Common mistakes to avoid


  • Too sensitive: Frequent false positives erode trust and create alert fatigue, causing operators to ignore meaningful alerts.
  • Too lax: Delayed interventions allow problems to escalate, increasing cost and customer impact.
  • No documented response: Alerting without defined actions leads to inconsistent handling and missed opportunities to prevent escalation.
  • Lack of ownership: If responders aren’t assigned, alerts may be ignored or bounced between teams.
  • Ignoring human factors: Assume operators need clear, simple instructions and appropriate tools to act quickly.


Implementation tips for small teams


Use simple dashboards and rule-based alerts to start. Regularly review alert logs in weekly operations meetings, and empower a rotation of supervisors to own tuning. For teams using WMS or TMS platforms, enable native alerting and connect to mobile notifications or operator tablets for fast response.

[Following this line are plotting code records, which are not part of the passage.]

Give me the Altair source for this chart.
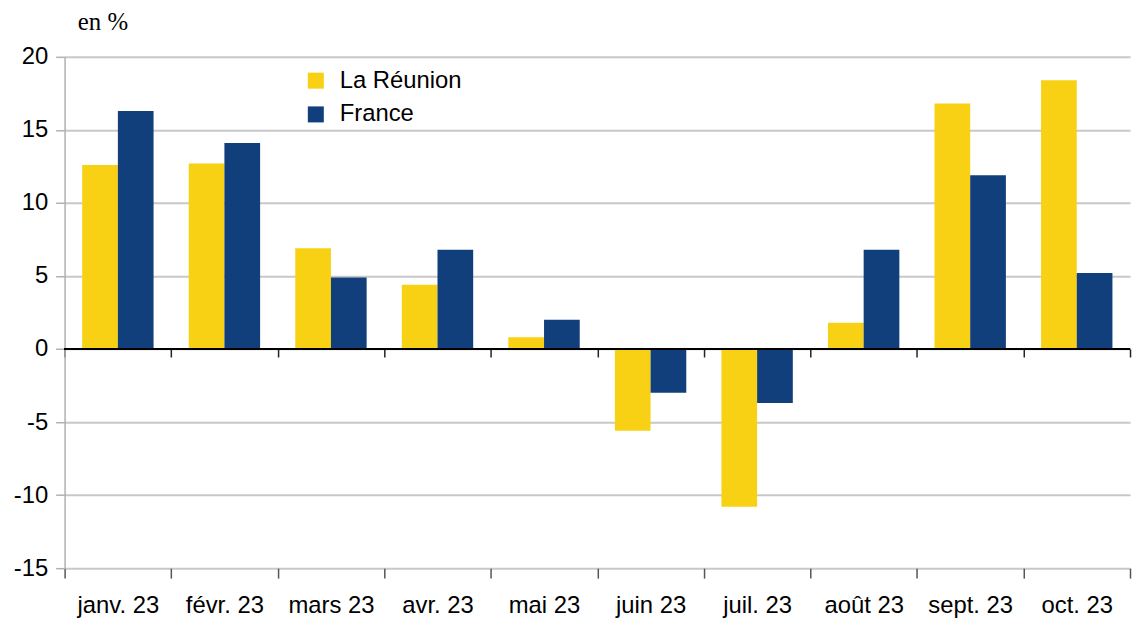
import altair as alt
import pandas as pd

months = ["janv. 23", "févr. 23", "mars 23", "avr. 23", "mai 23",
          "juin 23", "juil. 23", "août 23", "sept. 23", "oct. 23"]
reunion = [12.6, 12.7, 6.9, 4.4, 0.8, -5.6, -10.8, 1.8, 16.8, 18.4]
france = [16.3, 14.1, 4.9, 6.8, 2.0, -3.0, -3.7, 6.8, 11.9, 5.2]
series = ["La Réunion", "France"]
colors = ["#F8D114", "#113F7B"]

rows = []
for i, m in enumerate(months):
    rows.append({"mois": m, "serie": series[0], "valeur": reunion[i]})
    rows.append({"mois": m, "serie": series[1], "valeur": france[i]})
df = pd.DataFrame(rows)

FONT = "Liberation Sans"
FS = 24

xscale = alt.Scale(paddingInner=0, paddingOuter=0)
offscale = alt.Scale(paddingInner=0, paddingOuter=0.4925)
yscale = alt.Scale(domain=[-15, 20], nice=False, zero=False)
yaxis = alt.Axis(values=[-15, -10, -5, 0, 5, 10, 15, 20], labelFont=FONT,
                 labelExpr="toString(datum.value)",
                 labelFontSize=FS, labelColor="#000000", labelPadding=8,
                 tickSize=9, tickColor="#b0b0b0", tickWidth=1.5,
                 domainColor="#b0b0b0", domainWidth=1.5,
                 gridColor="#c8c8c8", gridWidth=2)

bars = alt.Chart(df).mark_bar().encode(
    x=alt.X("mois:N", sort=months, scale=xscale, title=None,
            axis=alt.Axis(orient="bottom", tickBand="extent", labelAngle=0, labelFont=FONT,
                          labelFontSize=FS, labelColor="#000000", labelPadding=16,
                          tickSize=10, tickColor="#555555", tickWidth=1.5,
                          domain=False, grid=False)),
    xOffset=alt.XOffset("serie:N", sort=series, scale=offscale),
    y=alt.Y("valeur:Q", scale=yscale, title=None, axis=yaxis),
    color=alt.Color("serie:N", sort=series,
                    scale=alt.Scale(domain=series, range=colors),
                    legend=alt.Legend(title=None, orient="none", legendX=241, legendY=12,
                                      symbolType="square", symbolSize=260,
                                      symbolStrokeWidth=0,
                                      labelFont=FONT, labelFontSize=FS,
                                      labelColor="#000000", rowPadding=10,
                                      labelOffset=12)),
)

zero = alt.Chart(df).mark_rule(color="#000000", strokeWidth=2).encode(
    y=alt.datum(0)
)

zero_ticks = alt.Chart(df).mark_bar(opacity=0).encode(
    x=alt.X("mois:N", sort=months, scale=xscale, title=None,
            axis=alt.Axis(orient="bottom", tickBand="extent", labels=False,
                          offset=-220.7,
                          tickSize=8, tickColor="#222222", tickWidth=1.5,
                          domain=False, grid=False)),
    xOffset=alt.XOffset("serie:N", sort=series, scale=offscale),
    y=alt.Y("valeur:Q", scale=yscale, title=None, axis=yaxis),
)

chart = alt.layer(bars, zero, zero_ticks).resolve_axis(x="independent").properties(
    width=1073, height=515,
    autosize=alt.AutoSizeParams(type="none"),
    padding={"left": 57, "top": 47, "right": 2, "bottom": 48},
    title=alt.TitleParams("en %", font="Liberation Serif", fontSize=25,
                          fontWeight="normal", color="#000000", anchor="start",
                          dx=65, offset=10),
).configure_view(stroke=None)

chart.save("out.html", embed_options={"renderer": "svg", "actions": False})
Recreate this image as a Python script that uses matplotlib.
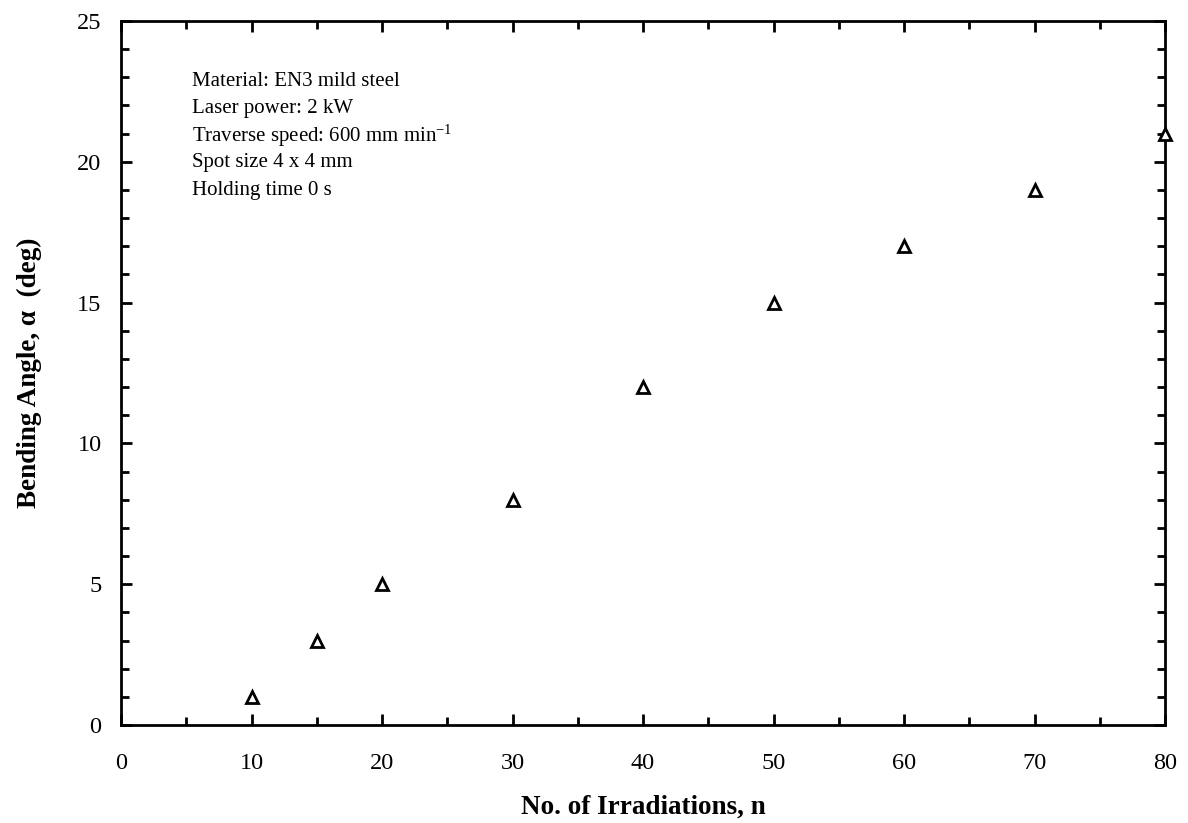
import matplotlib
matplotlib.use("Agg")
import matplotlib.pyplot as plt
from matplotlib.ticker import MultipleLocator

plt.rcParams['font.family'] = ['Liberation Serif', 'DejaVu Serif']
plt.rcParams['mathtext.fontset'] = 'custom'
plt.rcParams['mathtext.rm'] = 'Liberation Serif'
plt.rcParams['mathtext.it'] = 'Liberation Serif:italic'

irradiations = [10, 15, 20, 30, 40, 50, 60, 70, 80]
bending_angle = [1, 3, 5, 8, 12, 15, 17, 19, 21]

info_lines = [
    "Material: EN3 mild steel",
    "Laser power: 2 kW",
    "Traverse speed: 600 mm min$^{\\mathrm{-1}}$",
    "Spot size 4 x 4 mm",
    "Holding time 0 s",
]

fig = plt.figure(figsize=(11.88, 8.23), dpi=100)
ax = fig.add_axes([121/1188, 1-725/823, (1165-121)/1188, (725-21)/823])

ax.plot(irradiations, bending_angle, linestyle='none', marker='^',
        markersize=9, markerfacecolor='white', markeredgecolor='black',
        markeredgewidth=2, clip_on=False, zorder=5)

ax.set_xlim(0, 80)
ax.set_ylim(0, 25)
ax.xaxis.set_major_locator(MultipleLocator(10))
ax.xaxis.set_minor_locator(MultipleLocator(5))
ax.yaxis.set_major_locator(MultipleLocator(5))
ax.yaxis.set_minor_locator(MultipleLocator(1))

for s in ax.spines.values():
    s.set_linewidth(2)

ax.tick_params(which='both', direction='in', top=True, right=True, width=2)
ax.tick_params(which='major', length=8)
ax.tick_params(which='minor', length=6)
ax.tick_params(axis='x', which='major', pad=20, labelsize=17.5)
ax.tick_params(axis='y', which='major', pad=14, labelsize=17.5)

ax.set_xlabel("No. of Irradiations, n", fontsize=19.5, fontweight='bold', labelpad=15)
ax.set_ylabel("Bending Angle, α  (deg)", fontsize=19.5, fontweight='bold', labelpad=25)

for i, line in enumerate(info_lines):
    ax.text(192/1188, 1 - (82 + 27*i)/823, line, transform=fig.transFigure,
            fontsize=15, va='center', ha='left')

fig.savefig("out.png", dpi=100)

When to use advanced techniques


As data maturity grows, consider predictive models that estimate failure probability and propose dynamic thresholds according to context (rush orders, peak season). Combine model confidence scores with business impact to decide whether to require human approval before automated intervention.


Bottom line



An agent-intervention threshold is a practical control that helps operations catch small problems early and avoid cascading failures. Well-designed thresholds are data-driven, tied to clear responses, and continuously improved. With the right balance, they reduce costs, improve service reliability, and keep teams focused on actions that matter.